Immigration and Visa
Knowing your Immigration Terms and Documents
This is the 11-digit number assigned to you by the U.S. Customs & Border Protection (USCBP). It is the number on your I-94 which the USCBP writes on your I-20 and is your own unique number. This is the number that the Department of Homeland Security will use to identify you, or if they want to find information, they can check their database using this number, along with the Student & Exchange Visitor Information System (SEVIS).
Designated School Official DSO
DSOs verify enrollment, authorize employment, recommend employment authorization, and handle any issues regarding student status. DSOs can be known as "liaisons" between the students and the various agencies of the DHS.
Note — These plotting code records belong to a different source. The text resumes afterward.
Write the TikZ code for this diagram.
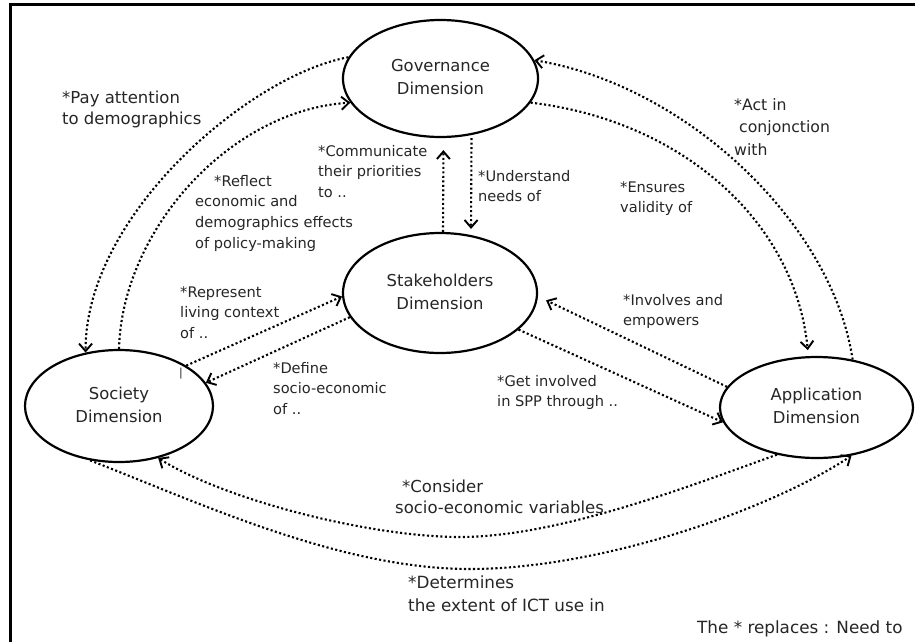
\documentclass[tikz,border=0pt]{standalone}
\usepackage{fontspec}
\setmainfont{DejaVu Sans}
\usetikzlibrary{arrows.meta, shapes.geometric}

\definecolor{txt}{HTML}{262626}

% multi-line labels: baseline of the node is the baseline of the first line
\newcommand\txtlines[1]{\begin{tabular}[t]{@{}l@{}}#1\end{tabular}}
\newcommand\dimtext[1]{\raisebox{-4.5pt}{\begin{tabular}{@{}c@{}}#1\end{tabular}}}

\begin{document}
\begin{tikzpicture}[x=1pt, y=-1pt,
  dim/.style={ellipse, draw=black, line width=2.2pt, inner sep=0pt,
    text=txt, font=\fontsize{16.4}{23}\selectfont},
  lbl/.style={inner sep=0pt, anchor=base west, text=txt},
  big/.style={lbl, font=\fontsize{16.5}{21.5}\selectfont},
  mid/.style={lbl, font=\fontsize{14.6}{20.8}\selectfont},
  flow/.style={line width=2.1pt, dash pattern=on 2.1pt off 2.4pt,
    -{Straight Barb[length=7.5pt,width=13pt,line width=1.9pt]}},
]
\useasboundingbox (0,0) rectangle (915,642);
\fill[white] (0,0) rectangle (915,642);

% outer frame (top and left edges)
\draw[line width=2.8pt, line join=miter] (10.3,646) -- (10.3,4.3) -- (919,4.3);

% the four dimensions
\node[dim, minimum width=195pt, minimum height=117pt] (gov) at (440.5,78.5)
  {\dimtext{Governance\\Dimension}};
\node[dim, minimum width=194pt, minimum height=120pt] (stk) at (440,293)
  {\dimtext{Stakeholders\\Dimension}};
\node[dim, minimum width=188pt, minimum height=112pt] (soc) at (119,406)
  {\dimtext{Society\\Dimension}};
\node[dim, minimum width=193pt, minimum height=101pt] (app) at (816.5,407.5)
  {\dimtext{Application\\Dimension}};

% governance <-> society
\draw[flow] (gov.167.5) .. controls (250,75) and (85,215) .. (soc.122.7);
\draw[flow] (soc.north) .. controls (122,230) and (230,110) .. (gov.195.8);

% governance <-> stakeholders
\draw[flow, shorten >=12pt] ([xshift=3pt]stk.north) -- ([xshift=3pt]gov.south);
\draw[flow, shorten >=3pt] ([xshift=31pt]gov.south) -- ([xshift=31pt]stk.north);

% governance <-> application
\draw[flow] (app.53.6) .. controls (832,222) and (685,85) .. (gov.11.6);
\draw[flow, shorten >=6pt] (gov.345) .. controls (680,120) and (795,220) .. (app.99.4);

% stakeholders <-> application
\draw[flow, shorten >=9pt] (app.167.4) -- (stk.358);
\draw[flow] (stk.335) -- (app.189.4);

% society <-> stakeholders
\draw[flow] (soc.31.8) -- (stk.182);
\draw[flow] (stk.195) -- (soc.15.5);

% society <-> application (lower arcs)
\coordinate (dipA) at (460,537);
\coordinate (dipB) at (470,569);
\draw[flow] (app.230) .. controls (695,484) and (560,537) .. (dipA)
  .. controls (370,537) and (225,500) .. (soc.307);
\draw[flow] (soc.242.6) .. controls (200,503) and (340,569) .. (dipB)
  .. controls (600,569) and (770,510) .. (app.306.8);

% connector labels
\node[big] (lpay) at (62,103) {\txtlines{*Pay attention\\to demographics}};
\node[mid] (lrefl) at (195,186)
  {\txtlines{\hspace*{19pt}*Reflect\\economic and\\demographics effects\\of policy-making}};
\node[mid] (lcomm) at (318,156) {\txtlines{*Communicate\\their priorities\\to ..}};
\node[mid] (lund) at (478,181) {\txtlines{*Understand\\needs of}};
\node[mid] (lens) at (620,192) {\txtlines{*Ensures\\validity of}};
\node[lbl, font=\fontsize{15.7}{22.5}\selectfont] (lact) at (734,110)
  {\txtlines{*Act in\\\hspace*{5pt}conjonction\\with}};
\node[mid] (linv) at (623,305) {\txtlines{*Involves and\\empowers}};
\node[mid] (lget) at (497,386) {\txtlines{*Get involved\\in SPP through ..}};
\node[mid] (lrep) at (180,297) {\txtlines{*Represent\\living context\\of ..}};
\node[mid] (ldef) at (273,373) {\txtlines{*Define\\socio-economic\\of ..}};
\node[big] (lcons) at (395,492) {\txtlines{\hspace*{7pt}*Consider\\socio-economic variables}};
\node[lbl, font=\fontsize{16.8}{23}\selectfont] (ldet) at (408,588)
  {\txtlines{*Determines\\the extent of ICT use in}};
\node[lbl, font=\fontsize{16.8}{20}\selectfont] (lnote) at (697,633) {The * replaces : Need to};
\node[text=txt, inner sep=0pt, font=\fontsize{11}{11}\selectfont] (mark) at (181,374) {|};
\end{tikzpicture}
\end{document}
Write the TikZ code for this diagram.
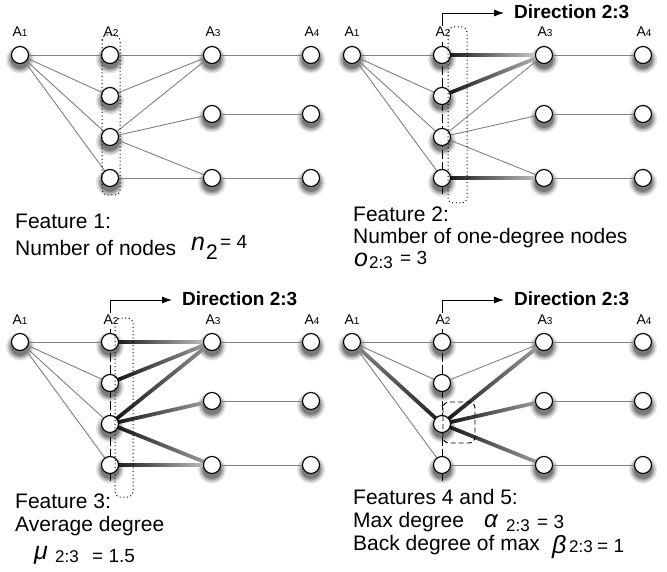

Department of Homeland Security is the government agency that has combined the functions of the Customs Bureau, Immigration and Naturalization Service, Department of Agriculture, U.S. Coast Guard, Secret Service, among others, into one agency. Its main function is to protect the United States from terrorist activities and our national security.
This stands for ‘duration of status’ and is described as the time that you may legally remain in the U.S. This is defined by law as the period during which you are pursuing a full course of study with a valid I-20 form, with any authorized periods of practical training, plus 60 days within which to depart from the U.S. upon completion.
This form, also known as the "Certificate of Eligibility," is used to apply for your visa and enter the U.S. It contains personal information, as well as information on any family members whom you have brought with you as dependents to the U.S. Upon your initial entry to the U.S., the immigration inspector should have stamped the Page 1 of your SEVIS I-20 with the date of your entry. Your I-20 document is thus needed for re-entry to the U.S. in F-1 status. I-20 documents should always reflect your current information (i.e. major, names, level of studies, etc.).
The "arrival and departure card" is the white card, usually stapled in your passport near your visa stamp. The purpose of this card is to show your arrivals and departures to and from the U.S. The I-94 card will be surrendered when you depart the U.S., and you will be given a new one upon your return. If you need to know your last entry into the U.S., the I-94 will have your entry date and the class you entered in (i.e. F-1) and your Admission number. Please keep this card in your passport, as it will be used for applications sent to the United States Citizenship & Immigration Service (USCIS).
The passport is issued as a legal form of identification by your country of citizenship. This document will hold personal information, as well as verification that you are a citizen of the country issuing your passport. Your passport must be valid at all times, at least six (6) months in advance. International Student Services does not keep information for what is required to renew passports in various countries, since every country is different. If your passport is about to expire, you will need to contact your embassy to determine what documents and fees are needed. Your International Student Advisor will have a directory of all the Consulates in Hawai‘i, along with phone numbers and addresses of all others in the U.S.
Student & Exchange Visitor Information System. SEVIS is a Web-based database shared by various government agencies and educational institutions. SEVIS will hold and transfer information electronically, thereby reducing the paper workload. SEVIS will not only benefit the Department of Homeland Security (DHS), but the students as well. Students will have less paper to handle and alerts and reminders will be sent to the universities to notify them of upcoming expiration dates on I-20s, lack of registration, completion dates, employment authorization end dates, etc.
SEVIS ID #
This is an 11-digit number that is assigned to any person entered into the SEVIS system. This unique ID number will be utilized to track any F, J, or M visa holders present in the U.S.
The United States Citizenship and Immigration Services (USCIS) is a branch of the U.S. Department of Homeland Security, which has authority over all aliens entering, visiting, and residing in the U.S., including foreign students.
The Department of Homeland Security absorbed Immigration and Naturalization Services (INS) from the U.S. Department of Justice and assumed its duties. There are three agencies under DHS: enforcement – Immigration and Customs Enforcement (US ICE), services - Citizenship and Immigration Services (US CIS), and border protection – Customs and Border Protection (US CBP)
The visa is a stamp placed inside your passport by a U.S. consulate. It is used primarily for entry use; therefore it does not need to be renewed while you are in the U.S. studying full-time. If however, you depart the U.S. with an expired visa, you will need to get a new visa before you will be able to re-enter. You can only apply for a new visa OUTSIDE OF THE UNITED STATES. In most cases, when applying for a new visa, you will need a new I-20 to take to the consular.